• Data supplied
☆ ☆ ☆ ☆ ☆

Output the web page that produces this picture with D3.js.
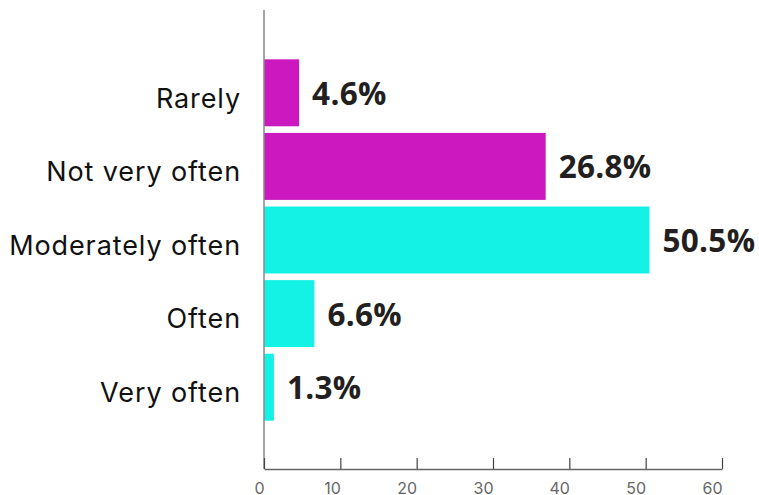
<!DOCTYPE html>
<html>
<head>
<meta charset="utf-8">
<script src="https://cdn.jsdelivr.net/npm/d3@7"></script>
<style>
  body { margin: 0; background: #fff; }
  svg { display: block; }
</style>
</head>
<body>
<svg></svg>
<script>
var categories = ["Rarely", "Not very often", "Moderately often", "Often", "Very often"];
// bar lengths as drawn in the picture
var values = [4.6, 36.9, 50.5, 6.6, 1.3];
// value labels as printed next to the bars
var valueLabels = ["4.6%", "26.8%", "50.5%", "6.6%", "1.3%"];
var groups = ["low", "low", "high", "high", "high"];
var xTicks = [0, 10, 20, 30, 40, 50, 60];

var width = 759;
var height = 495;
var svg = d3.select("svg").attr("width", width).attr("height", height);

var margin = {top: 10, left: 264, right: 37, bottom: 26};

var xScale = d3.scaleLinear().domain([0, 60]).range([264, 722]);
var yScale = d3.scaleBand().domain(categories)
    .range([56, 424]).paddingInner(0.09).paddingOuter(0.045);

var color = d3.scaleOrdinal().domain(["low", "high"]).range(["#cc19bf", "#14f2e6"]);

// bars
svg.append("g")
  .selectAll("rect")
  .data(categories)
  .enter().append("rect")
    .attr("x", xScale(0))
    .attr("y", function(d) { return yScale(d); })
    .attr("width", function(d, i) { return xScale(values[i]) - xScale(0); })
    .attr("height", yScale.bandwidth())
    .attr("fill", function(d, i) { return color(groups[i]); });

// value labels
svg.append("g")
  .selectAll("text")
  .data(categories)
  .enter().append("text")
    .attr("x", function(d, i) { return xScale(values[i]) + 13; })
    .attr("y", function(d) { return yScale(d) + yScale.bandwidth() / 2; })
    .attr("dy", "0.38em")
    .style("font-family", "'Open Sans', sans-serif")
    .style("font-weight", "bold")
    .style("font-size", "31.5px")
    .style("letter-spacing", "0.3px")
    .attr("fill", "#231f20")
    .text(function(d, i) { return valueLabels[i]; });

// category labels
svg.append("g")
  .selectAll("text")
  .data(categories)
  .enter().append("text")
    .attr("x", 241)
    .attr("y", function(d) { return yScale(d) + yScale.bandwidth() / 2 + 5; })
    .attr("dy", "0.36em")
    .attr("text-anchor", "end")
    .style("font-family", "Inter, sans-serif")
    .style("font-size", "27px")
    .style("letter-spacing", "0.9px")
    .attr("fill", "#111")
    .text(function(d) { return d; });

// y axis line
svg.append("line")
  .attr("x1", xScale(0)).attr("x2", xScale(0))
  .attr("y1", margin.top).attr("y2", 469)
  .attr("stroke", "#8a8a8a").attr("stroke-width", 1.5);

// x axis
var xAxis = d3.axisBottom(xScale).tickValues(xTicks).tickSizeInner(-11).tickSizeOuter(0).tickPadding(14);
var gx = svg.append("g")
  .attr("transform", "translate(0,469)")
  .call(xAxis);
gx.select(".domain").attr("stroke", "#666").attr("stroke-width", 1.5);
gx.selectAll(".tick line").attr("stroke", "#444").attr("stroke-width", 1.2);
gx.selectAll(".tick text")
  .attr("text-anchor", "end")
  .attr("x", 0)
  .style("font-family", "Inter, sans-serif")
  .style("font-size", "16px")
  .attr("fill", "#666");
</script>
</body>
</html>
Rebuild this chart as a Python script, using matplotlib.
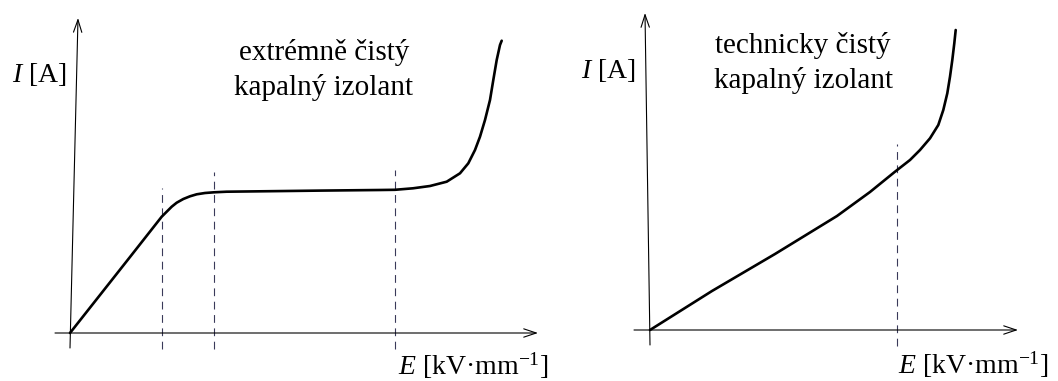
import matplotlib
matplotlib.use("Agg")
import matplotlib.pyplot as plt

plt.rcParams["font.family"] = ["Liberation Serif", "DejaVu Serif"]
plt.rcParams["mathtext.fontset"] = "custom"
plt.rcParams["mathtext.rm"] = "Liberation Serif"
plt.rcParams["mathtext.it"] = "Liberation Serif:italic"

# --- Extremely pure liquid insulator: ohmic rise, saturation plateau, breakdown
pure_E = [0.0, 3.0, 6.0, 9.17, 9.67, 10.17, 10.67, 11.33, 12.0, 12.67, 13.5,
          14.4, 15.67, 20.0, 25.0, 31.0, 32.5, 34.3, 36.0, 37.67, 39.0, 39.83,
          40.5, 41.0, 41.5, 42.0, 42.33, 42.67, 43.0, 43.17]
pure_I = [0.0, 3.8, 7.6, 11.63, 12.13, 12.63, 13.03, 13.4, 13.67, 13.87, 14.0,
          14.07, 14.13, 14.18, 14.24, 14.3, 14.32, 14.47, 14.7, 15.13, 15.97,
          16.97, 18.3, 19.63, 21.3, 23.3, 25.3, 27.3, 28.8, 29.23]
pure_marks = [9.2, 14.4, 32.5]          # region boundaries on the E axis
pure_mark_tops = [14.5, 16.1, 16.3]

# --- Technically pure liquid insulator: nearly linear rise, then breakdown
tech_E = [0.0, 6.2, 12.5, 18.7, 22.0, 24.5, 26.0, 27.0, 28.0, 28.83, 29.33,
          29.73, 30.0, 30.23, 30.43, 30.57]
tech_I = [0.0, 3.9, 7.6, 11.4, 13.8, 15.83, 17.0, 18.0, 19.17, 20.5, 22.0,
          23.67, 25.33, 27.0, 28.67, 30.0]
tech_marks = [24.7]
tech_mark_tops = [18.6]

W, H = 1058, 381
fig = plt.figure(figsize=(W / 100, H / 100), dpi=100)

# each panel uses 10 px per data unit, origin placed inside the panel
ax1 = fig.add_axes([0, 0, 560 / W, 1])
ax1.set_xlim(-7.0, 49.0)
ax1.set_ylim(-4.8, 33.3)
ax2 = fig.add_axes([560 / W, 0, (W - 560) / W, 1])
ax2.set_xlim(-9.0, 40.8)
ax2.set_ylim(-5.1, 33.0)

arrow = dict(arrowstyle="->,head_length=0.9,head_width=0.3", lw=0.8,
             color="black", mutation_scale=10, shrinkA=0, shrinkB=0)


def draw_panel(ax, E, I, marks, tops, x_ax, y_ax):
    ax.set_axis_off()
    ax.annotate("", xy=(x_ax[1], 0), xytext=(x_ax[0], 0), arrowprops=arrow)
    ax.annotate("", xy=y_ax[1], xytext=y_ax[0], arrowprops=arrow)
    for m, t in zip(marks, tops):
        ax.plot([m, m], [-1.6, t], color="#3a3a5a", lw=0.8,
                linestyle=(0, (7, 5)))
    ax.plot(E, I, color="black", lw=1.9, solid_joinstyle="round",
            solid_capstyle="round")


draw_panel(ax1, pure_E, pure_I, pure_marks, pure_mark_tops,
           (-1.5, 46.8), ((0.0, -1.5), (0.8, 31.5)))
draw_panel(ax2, tech_E, tech_I, tech_marks, tech_mark_tops,
           (-1.6, 36.8), ((0.0, -1.5), (-0.5, 31.7)))


def ftext(x, y, s, **kw):
    fig.text(x / W, 1 - y / H, s, fontsize=kw.pop("size", 20),
             va="baseline", **kw)


# left panel labels
ftext(12, 82, r"$I$ [A]", ha="left")
ftext(324, 60, "extrémně čistý", ha="center", size=21)
ftext(324, 95, "kapalný izolant", ha="center", size=21)
ftext(398, 375, r"$E$ [kV·mm$^{-1}$]", ha="left", size=20)

# right panel labels
ftext(581, 78, r"$I$ [A]", ha="left")
ftext(803, 53, "technicky čistý", ha="center", size=21)
ftext(803, 88, "kapalný izolant", ha="center", size=21)
ftext(898, 374, r"$E$ [kV·mm$^{-1}$]", ha="left", size=20)

fig.savefig("out.png", dpi=100)
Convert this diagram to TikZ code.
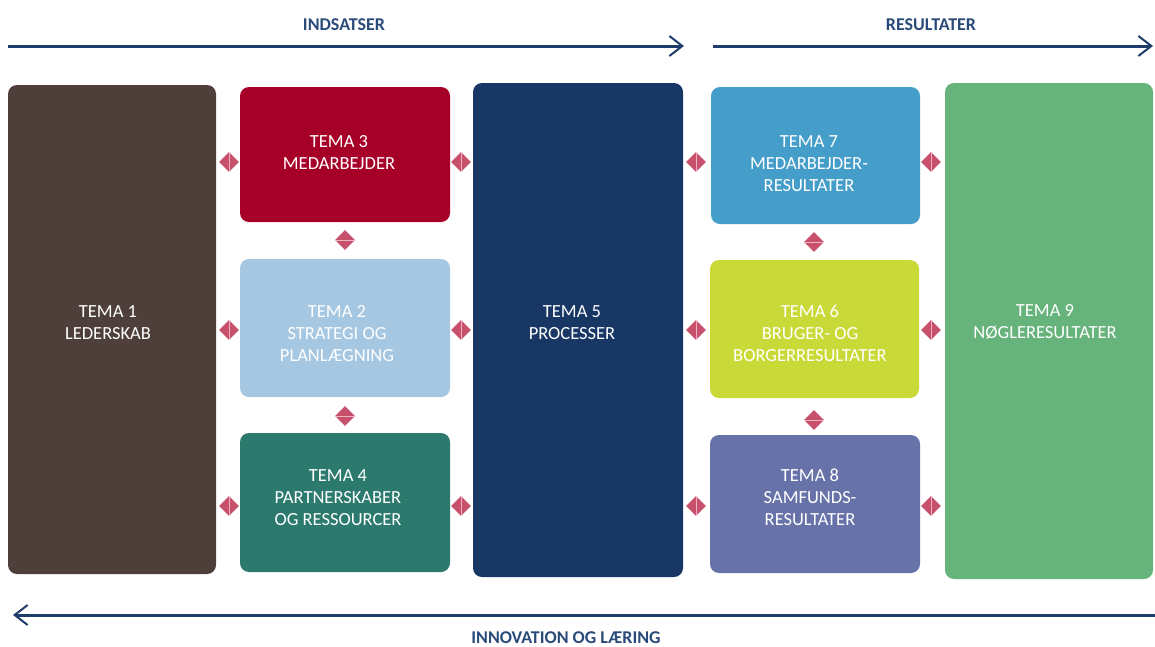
\documentclass[tikz,border=0pt]{standalone}
\usepackage{fontspec}
\setmainfont{Carlito}
\usetikzlibrary{arrows.meta,shapes.geometric}
\definecolor{cT1}{HTML}{4F3F3B}
\definecolor{cT3}{HTML}{A60028}
\definecolor{cT2}{HTML}{A6C7E1}
\definecolor{cT4}{HTML}{2B7A6D}
\definecolor{cT5}{HTML}{183764}
\definecolor{cT7}{HTML}{459ECA}
\definecolor{cT6}{HTML}{C9DA38}
\definecolor{cT8}{HTML}{6773A8}
\definecolor{cT9}{HTML}{66B47B}
\definecolor{cArrow}{HTML}{1E3D6B}
\definecolor{cHead}{HTML}{2A4A7A}
\definecolor{cDia}{HTML}{C9506D}
\definecolor{cDiaLine}{HTML}{EDB3C1}
\tikzset{
  box/.style={rectangle, rounded corners=9pt, inner sep=0pt, outer sep=0pt},
  boxtext/.style={text=white, align=center, font=\fontsize{18.5}{22}\selectfont, inner sep=0pt},
  headtext/.style={text=cHead, font=\fontsize{18}{20}\selectfont\bfseries, inner sep=0pt},
  flow/.style={draw=cArrow, line width=3pt, -{Straight Barb[length=13pt,width=20pt,line width=2pt]}},
  dia/.style={diamond, fill=cDia, minimum width=20pt, minimum height=20pt, inner sep=0pt, aspect=1},
  dialine/.style={draw=cDiaLine, line width=0.8pt}
}
\begin{document}
\begin{tikzpicture}[x=1pt,y=-1pt]
\useasboundingbox (0,0) rectangle (1155,646);
% boxes
\node[box, fill=cT1, minimum width=208pt, minimum height=489pt] (b1) at (112,329.5) {};
\node[box, fill=cT3, minimum width=210pt, minimum height=135pt] (b3) at (345,154.5) {};
\node[box, fill=cT2, minimum width=210pt, minimum height=138pt] (b2) at (345,328) {};
\node[box, fill=cT4, minimum width=210pt, minimum height=139pt] (b4) at (345,502.5) {};
\node[box, fill=cT5, minimum width=210pt, minimum height=494pt] (b5) at (578,330) {};
\node[box, fill=cT7, minimum width=209pt, minimum height=137pt] (b7) at (815.5,155.5) {};
\node[box, fill=cT6, minimum width=209pt, minimum height=138pt] (b6) at (814.5,329) {};
\node[box, fill=cT8, minimum width=210pt, minimum height=138pt] (b8) at (815,504) {};
\node[box, fill=cT9, minimum width=208pt, minimum height=496pt] (b9) at (1049,331) {};
% texts
\node[boxtext] (t1) at (108,322.2) {TEMA 1\\LEDERSKAB};
\node[boxtext] (t3) at (339,152.2) {TEMA 3\\MEDARBEJDER};
\node[boxtext] (t2) at (337,333.2) {TEMA 2\\STRATEGI OG\\PLANLÆGNING};
\node[boxtext] (t4) at (338,497.2) {TEMA 4\\PARTNERSKABER\\OG RESSOURCER};
\node[boxtext] (t5) at (572,322.2) {TEMA 5\\PROCESSER};
\node[boxtext] (t7) at (809,163.2) {TEMA 7\\MEDARBEJDER-\\RESULTATER};
\node[boxtext] (t6) at (810,333.2) {TEMA 6\\BRUGER- OG\\BORGERRESULTATER};
\node[boxtext] (t8) at (810,497.2) {TEMA 8\\SAMFUNDS-\\RESULTATER};
\node[boxtext] (t9) at (1045,322.2) {TEMA 9\\NØGLERESULTATER};
% side diamonds
\foreach \x/\n in {229/a,461/b,696/c,931/d}{
  \foreach \y/\m in {162/1,330/2,506/3}{
    \node[dia] (s\n\m) at (\x,\y) {};
    \draw[dialine] (s\n\m.north) -- (s\n\m.south);
  }
}
% vertical diamonds
\foreach \x/\y/\n in {345/240/v1,345/416/v2,814/242/v3,814/420/v4}{
  \node[dia] (\n) at (\x,\y) {};
  \draw[dialine] (\n.west) -- (\n.east);
}
% flow arrows
\coordinate (a1s) at (8,46);
\coordinate (a1e) at (684,46);
\coordinate (a2s) at (713,46);
\coordinate (a2e) at (1153,46);
\coordinate (a3s) at (1155,615);
\coordinate (a3e) at (13,615);
\draw[flow] (a1s) -- (a1e);
\draw[flow] (a2s) -- (a2e);
\draw[flow] (a3s) -- (a3e);
\node[headtext] (h1) at (344,24.5) {INDSATSER};
\node[headtext] (h2) at (931,24.5) {RESULTATER};
\node[headtext] (h3) at (566,637.5) {INNOVATION OG LÆRING};
\end{tikzpicture}
\end{document}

☆ ☆ ☆ ☆ ☆

• Goal
Pictures excluded, give again exactly and only the lines of the material above from the line with "Rebuild this chart" through the line with "import matplotlib.pyplot as plt".

• Task output
Rebuild this chart as a Python script, using matplotlib.
import matplotlib
matplotlib.use("Agg")
import matplotlib.pyplot as plt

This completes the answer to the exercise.